Drifting sand on Island Bay's dunes was stabilised by spinifex, a native grass, and pingao, a sedge. Sand Coprosma, piripiri and native bindweed sprawled over consolidated sand dunes. Sand daphne and a couple of other sedges (noded sedge and sand sedge) grew here too. Where coarser materials - fine and coarse gravels - accumulated, scabweed (raoulia) and iceplant mats flourished.
In 1855 a massive earthquake uplifted a fringe of rocky land on either side of Island Bay's sandy beach as well as a rock platform bounding Tapu Te Ranga Island. Low-growing, hardy shrubs and herbaceous plants established in the new foreshore's nooks and crannies. Coastal flax and divaricating shrubs were prominent. Alongside brackish pools salt-tolerant plants such as oioi rush, glasswort, remuremu and shore primrose grew.
An open shrubland and low forest grew on the rocky headlands and cliffs on either side of Island Bay and probably covered the upper slopes of Tapu Te Ranga Island. Coastal flax, wild spaniard and silver tussock grew on the most exposed gale-swept sites. Akiraho, tree koromiko, kowhai, taupata, Solander's daisy, tauhinu, mahoe, manuka, established in slightly more sheltered sites where a thin soil developed.
Although Maori had kumara gardens in Island Bay's main valley (Paekawakawa) and small (and temporary) settlements on the headlands in the 18th century, there is little evidence that they cleared the entire forest. In 1840 when European settlers arrived, most of Wellington peninsula with the exception of Miramar and Thorndon Flat was covered in tall forest. The western and southern portions were uninhabited and had been so for some 20 years at least, following the defeat of Ngati Ira by invading northern tribes.
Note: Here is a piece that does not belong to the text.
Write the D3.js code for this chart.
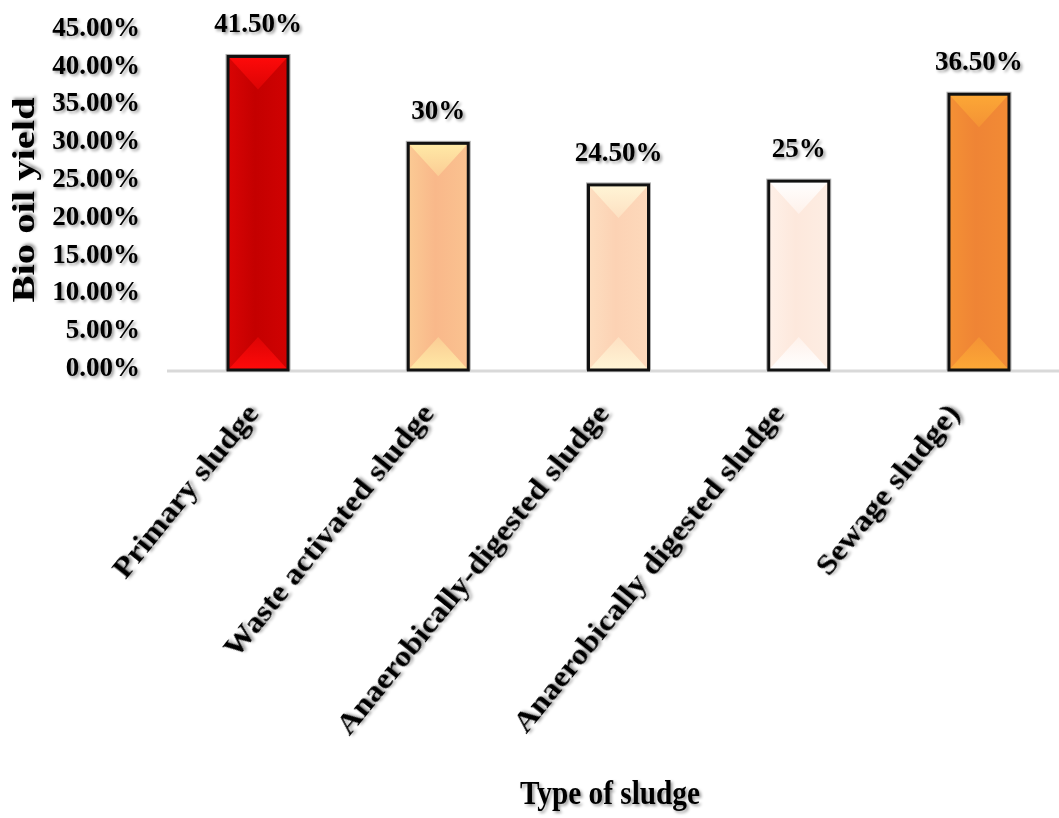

The forests seem to have been totally cleared in the first decades of European settlement, between 1840 and 1880 and sown to pasture. The earliest photographs of Island Bay (1890s) show pasture land on the hill slopes - with no logs or burnt trunks visible. Secondary scrub is apparent in some gullies, but by 1900 there was no longer any tall forest in Island Bay.